Since the Nintendo Switch launched last March, the hacking community has diligently scoured for ways to exploit the system architecture to play homebrew games and ROMs. You may want to think twice before attempting to hack your Switch, though, as Nintendo appears to be issuing bans to users it catches hacking the console.

As reported by Nintendo Life, Shiny Quagsire, a dedicated Nintendo homebrew community member, recently received an error message when attempting to log on to the Switch’s online services. “The use of online services on this console is currently restricted by Nintendo,” the message read. Quagsire said the error message popped up on a Switch console that hadn’t been hacked, which signals that Nintendo applied the ban across multiple Switch consoles.
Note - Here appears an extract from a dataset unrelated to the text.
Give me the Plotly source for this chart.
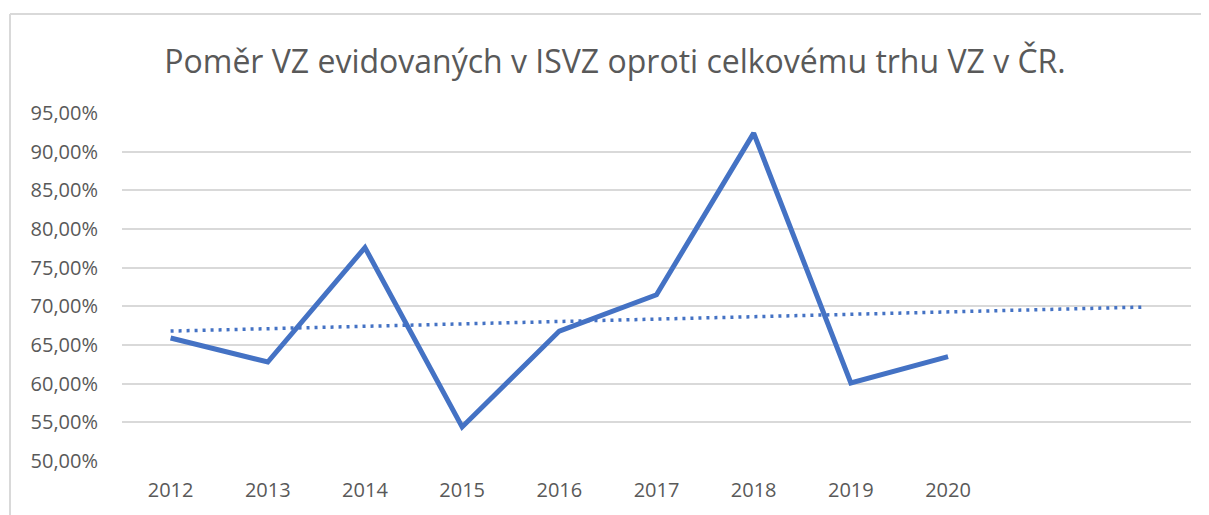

While this may sound strange, bans of gaming online services are typically tied to names and usernames in order to stop users from simply buying a new console to avoid a ban.

The online services ban prohibits access to the eShop, playing online games, interacting with friends, and posting to social media. Interestingly, the news channel, which provides updates on new games, still works as expected, and banned consoles can still receive and download game updates and patches.

Quagsire contacted Nintendo about the ban but was unable to get it removed due to a violation of the End User Licensing Agreement.

While this is the first we’re hearing about Nintendo banning Switch users for hacking, it comes shortly after hackers discovered a major exploit in the Switch’s Nvidia Tegra chipset. The exploit opened up the door for running emulators such as Dolphin (GameCube and Wii), homebrew games and apps, and even Linux. Even worse for Nintendo is that the exploit is purportedly not patchable, meaning that Nintendo can’t secure it through an update. Essentially, the 15 million or so Switch consoles sold so far can all be hacked with a bit of patience and ingenuity.

It’s unlikely that Nintendo banning a few users will deter the homebrew and hacking communities for continuing to look for and expose Switch exploits. If the bans become a widespread trend, that might be a different story.